There are $2.1 trillion in foreign assets in Switzerland, with the American share estimated at hundreds of billions of dollars (though not all of it tax-evading). Settling US charges could cost the Swiss banks currently under investigation, including Credit Suisse, Pictet, Julius Baer and HSBC’s Swiss subsidiary, fines in the billions of dollars for abetting tax evasion.
Since 2008, the Swiss financial system has faced escalating pressure on tax evaders from US authorities. In January, Wegelin & Co., the country’s oldest bank, pled guilty to hiding $1.2 billion from American tax collectors on behalf of 100 Americans. The bank paid $57.8 million in fines and announced it would close, selling its assets. The prosecution came about after Wegelin tried to pick up more offshore money business from UBS in 2008 and 2009, just before the top Swiss bank entered a deferred prosecution agreement (pdf) that included $780 million in penalties for helping US citizens shift their incomes abroad.
After the biggest and the oldest banks in the country got rapped by US authorities, the Swiss got pragmatic and decided it would be better for the financial sector to settle up, rather than engage in an expensive and embarrassing battle with the US. But negotiations for an umbrella settlement with the whole financial sector stalled. So the Swiss themselves decided to create a year-long window of opportunity to let banks share client information—though not names—that would allow the US to identify citizens illegally sheltering income abroad.
Sharing that information will be up to the banks themselves if the Swiss parliament passes some form of the law when it comes up in June. But if it fails—or when it expires—the United States will face the same problem of secrecy.
In February, however, Switzerland and the US agreed on a plan to share tax information that will resolve many of these problems. The deal, part of a landmark US law that requires foreign financial institutions to share tax information, depends on the US senate ratifying a treaty amendment that would essentially make the relaxation of Swiss secrecy laws permanent.
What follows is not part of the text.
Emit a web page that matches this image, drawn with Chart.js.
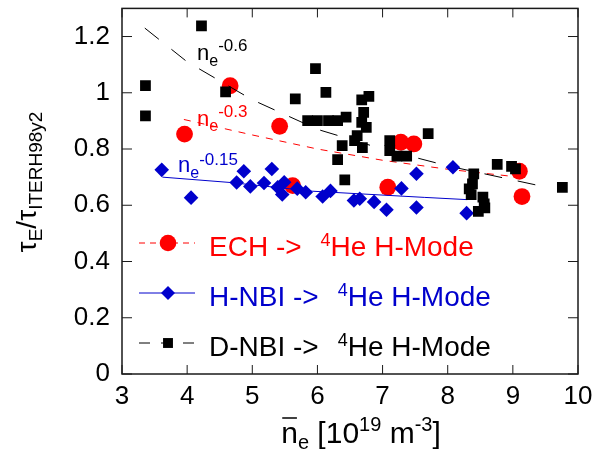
<!DOCTYPE html>
<html>
<head>
<meta charset="utf-8">
<script src="https://cdn.jsdelivr.net/npm/chart.js@4.4.0/dist/chart.umd.min.js"></script>
<style>
  body { margin: 0; background: #fff; }
  #wrap { width: 592px; height: 456px; position: relative; }
</style>
</head>
<body>
<div id="wrap"><canvas id="tauChart"></canvas></div>
<script>
// ECH -> 4He H-Mode (red circles)
const echDensity = [3.96, 4.66, 5.42, 5.62, 7.08, 7.28, 7.48, 9.10, 9.14];
const echTau     = [0.853, 1.025, 0.881, 0.670, 0.664, 0.824, 0.818, 0.721, 0.631];

// H-NBI -> 4He H-Mode (blue diamonds)
const hnbiDensity = [3.61, 4.06, 4.76, 4.87, 4.97, 5.18, 5.30, 5.39, 5.46, 5.49, 5.69, 5.82,
                     6.08, 6.20, 6.56, 6.65, 6.87, 7.06, 7.29, 7.52, 7.52, 8.08, 8.29];
const hnbiTau     = [0.726, 0.627, 0.681, 0.721, 0.667, 0.679, 0.729, 0.664, 0.638, 0.682, 0.659, 0.646,
                     0.631, 0.651, 0.617, 0.623, 0.612, 0.584, 0.660, 0.712, 0.592, 0.735, 0.572];

// D-NBI -> 4He H-Mode (black squares)
const dnbiDensity = [3.36, 3.36, 4.22, 4.59, 5.66, 5.97, 6.13, 6.68, 6.79, 6.71, 6.44, 5.85, 6.00, 6.17,
                     6.31, 6.68, 6.75, 6.61, 6.57, 6.69, 6.38, 6.31, 6.42, 7.11, 7.11, 7.22, 7.37, 7.70,
                     8.40, 8.38, 8.33, 8.36, 8.54, 8.56, 8.57, 8.47, 8.76, 8.98, 9.04, 9.76];
const dnbiTau     = [1.025, 0.918, 1.238, 1.003, 0.978, 1.086, 1.001, 0.975, 0.987, 0.930, 0.913, 0.901, 0.901, 0.901,
                     0.901, 0.895, 0.877, 0.848, 0.830, 0.805, 0.812, 0.762, 0.690, 0.830, 0.794, 0.775, 0.775, 0.855,
                     0.712, 0.676, 0.658, 0.638, 0.629, 0.605, 0.591, 0.578, 0.745, 0.738, 0.729, 0.664];

// scaling fits
const fitDDensity = [3.35, 4, 5, 6, 7, 8, 9, 9.5];
const fitDTau     = [1.23, 1.11, 0.975, 0.87, 0.80, 0.74, 0.69, 0.665];
const fitEDensity = [3.95, 5, 6, 7, 8, 9.1];
const fitETau     = [0.905, 0.85, 0.80, 0.76, 0.728, 0.70];
const fitHDensity = [3.62, 4.66, 5.92, 7.64, 8.3];
const fitHTau     = [0.700, 0.681, 0.650, 0.628, 0.620];

const xTicks = [3, 4, 5, 6, 7, 8, 9, 10];
const yTicks = [0, 0.2, 0.4, 0.6, 0.8, 1, 1.2];

const FONT = "'Liberation Sans', Arial, sans-serif";
const RED = '#ff0000';
const BLUE = '#0000cc';

const pts = (xs, ys) => xs.map((x, i) => ({ x: x, y: ys[i] }));

// draw text made of pieces: [text, size, dy, dx]
function richText(ctx, parts, x, y, align) {
  let w = 0;
  parts.forEach(p => {
    ctx.font = p[1] + 'px ' + FONT;
    w += ctx.measureText(p[0]).width + (p[3] || 0);
  });
  let cx = align === 'center' ? x - w / 2 : x;
  const starts = [];
  parts.forEach(p => {
    ctx.font = p[1] + 'px ' + FONT;
    cx += p[3] || 0;
    starts.push(cx);
    ctx.fillText(p[0], cx, y + (p[2] || 0));
    cx += ctx.measureText(p[0]).width;
  });
  return starts;
}

const decorations = {
  id: 'decorations',
  afterDatasetsDraw(chart) {
    const { ctx, chartArea: a, scales: { x, y } } = chart;
    ctx.save();

    // frame + inward ticks on all four sides
    ctx.strokeStyle = '#1a1a1a';
    ctx.lineWidth = 1.5;
    ctx.strokeRect(a.left, a.top, a.right - a.left, a.bottom - a.top);
    ctx.lineWidth = 1;
    ctx.beginPath();
    xTicks.forEach(v => {
      const px = x.getPixelForValue(v);
      ctx.moveTo(px, a.bottom); ctx.lineTo(px, a.bottom - 9);
      ctx.moveTo(px, a.top); ctx.lineTo(px, a.top + 9);
    });
    yTicks.forEach(v => {
      const py = y.getPixelForValue(v);
      ctx.moveTo(a.left, py); ctx.lineTo(a.left + 10, py);
      ctx.moveTo(a.right, py); ctx.lineTo(a.right - 10, py);
    });
    ctx.stroke();

    ctx.textBaseline = 'alphabetic';
    ctx.textAlign = 'left';

    // fit labels
    ctx.fillStyle = '#000';
    richText(ctx, [['n', 22], ['e', 16, 6], ['-0.6', 17, -9]], 197, 60);
    ctx.fillStyle = RED;
    richText(ctx, [['n', 22], ['e', 16, 5], ['-0.3', 17, -9]], 197, 126);
    ctx.fillStyle = BLUE;
    richText(ctx, [['n', 22], ['e', 16, 6], ['-0.15', 17, -7]], 178, 172);

    // legend
    const rows = [
      { name: 'ECH', color: RED, style: 'circle', r: 8.3, dash: [6, 5], y: 243 },
      { name: 'H-NBI', color: BLUE, style: 'rectRot', r: 7, dash: [], y: 293 },
      { name: 'D-NBI', color: '#000', style: 'rect', r: 7, dash: [11, 11], y: 343 }
    ];
    rows.forEach(r => {
      ctx.strokeStyle = r.color;
      ctx.lineWidth = 1;
      ctx.setLineDash(r.dash);
      ctx.beginPath();
      ctx.moveTo(139, r.y); ctx.lineTo(195, r.y);
      ctx.stroke();
      ctx.setLineDash([]);
      ctx.fillStyle = r.color;
      Chart.helpers.drawPoint(ctx, { pointStyle: r.style, radius: r.r, rotation: 0, borderWidth: 0 }, 168, r.y);
      richText(ctx, [[r.name + ' ->', 28], ['4', 18, -10, 19], ['He H-Mode', 28]], 209, r.y + 13);
    });

    // axis titles
    ctx.fillStyle = '#000';
    const st = richText(ctx, [['n', 30], ['e', 20, 6], [' [10', 30], ['19', 20, -12], [' m', 30], ['-3', 20, -12], [']', 30]], 361, 443, 'center');
    ctx.font = '30px ' + FONT;
    const nw = ctx.measureText('n').width;
    ctx.strokeStyle = '#000';
    ctx.lineWidth = 1.5;
    ctx.beginPath();
    ctx.moveTo(st[0] + 1, 418); ctx.lineTo(st[0] + nw - 1, 418);
    ctx.stroke();

    ctx.translate(36, 182);
    ctx.rotate(-Math.PI / 2);
    richText(ctx, [['\u03c4', 28], ['E', 19, 6], ['/\u03c4', 28], ['ITERH98y2', 19, 6]], 0, 0, 'center');

    ctx.restore();
  }
};

new Chart(document.getElementById('tauChart'), {
  type: 'scatter',
  data: {
    datasets: [
      {
        label: 'D-NBI -> 4He H-Mode',
        data: pts(dnbiDensity, dnbiTau),
        pointStyle: 'rect', pointRadius: 7.6,
        pointBackgroundColor: '#000', pointBorderWidth: 0,
        order: 0
      },
      {
        label: 'H-NBI -> 4He H-Mode',
        data: pts(hnbiDensity, hnbiTau),
        pointStyle: 'rectRot', pointRadius: 7.3,
        pointBackgroundColor: BLUE, pointBorderWidth: 0,
        order: 1
      },
      {
        label: 'ECH -> 4He H-Mode',
        data: pts(echDensity, echTau),
        pointStyle: 'circle', pointRadius: 8.4,
        pointBackgroundColor: RED, pointBorderWidth: 0,
        order: 3
      },
      {
        label: 'fit D-NBI',
        data: pts(fitDDensity, fitDTau),
        showLine: true, borderColor: '#000', borderWidth: 1, borderDash: [18, 16],
        pointRadius: 0, order: 2
      },
      {
        label: 'fit H-NBI',
        data: pts(fitHDensity, fitHTau),
        showLine: true, borderColor: BLUE, borderWidth: 1,
        pointRadius: 0, order: 2
      },
      {
        label: 'fit ECH',
        data: pts(fitEDensity, fitETau),
        showLine: true, borderColor: RED, borderWidth: 1, borderDash: [7, 7],
        pointRadius: 0, order: 4
      }
    ]
  },
  options: {
    responsive: true,
    maintainAspectRatio: false,
    animation: false,
    events: [],
    layout: { padding: { left: 0, right: 14, top: 7, bottom: 0 } },
    plugins: { legend: { display: false }, tooltip: { enabled: false } },
    scales: {
      x: {
        type: 'linear', min: 3, max: 10,
        afterBuildTicks: s => { s.ticks = xTicks.map(v => ({ value: v })); },
        afterFit: s => { s.height = 82; s.paddingLeft = 0; s.paddingRight = 0; },
        grid: { display: false, drawTicks: false },
        border: { display: false },
        ticks: { padding: 7, color: '#000', font: { family: FONT, size: 26 }, maxRotation: 0 }
      },
      y: {
        type: 'linear', min: 0, max: 1.3,
        afterBuildTicks: s => { s.ticks = yTicks.map(v => ({ value: v })); },
        afterFit: s => { s.width = 122; s.paddingTop = 0; s.paddingBottom = 0; },
        grid: { display: false, drawTicks: false },
        border: { display: false },
        ticks: {
          padding: 12, color: '#000', font: { family: FONT, size: 26 },
          callback: v => String(Math.round(v * 10) / 10)
        }
      }
    }
  },
  plugins: [decorations]
});
</script>
</body>
</html>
But that amendment is in jeopardy in the US because a single senator, Rand Paul of Kentucky, has exercised his individual right to block it (along with tax transparency agreements with Luxembourg and Hungary) from being ratified by US lawmakers. Paul argues that the treaty, and the new tax transparency law, threaten constitutional protections against unreasonable searches, although US courts have approved similar measures. Tax attorneys and foreign trade groups worry that holding up the amendment is creating uncertainty for financial institutions and hurting US credibility, and anti-tax evasion advocates say the move simply makes it easier for people to break the law.
However, it’s not clear what the Obama administration or Democrats in the Senate can do to force Paul to relinquish his hold on the amendment. And thanks to recent scandals, it’s a tough political environment to argue for more IRS scrutiny, even if it’s for offshore banks. If the stalemate continues, and the Swiss government’s year-long window closes, it could signal a return to opacity as usual for Americans banking in Geneva, Zurich and Bern.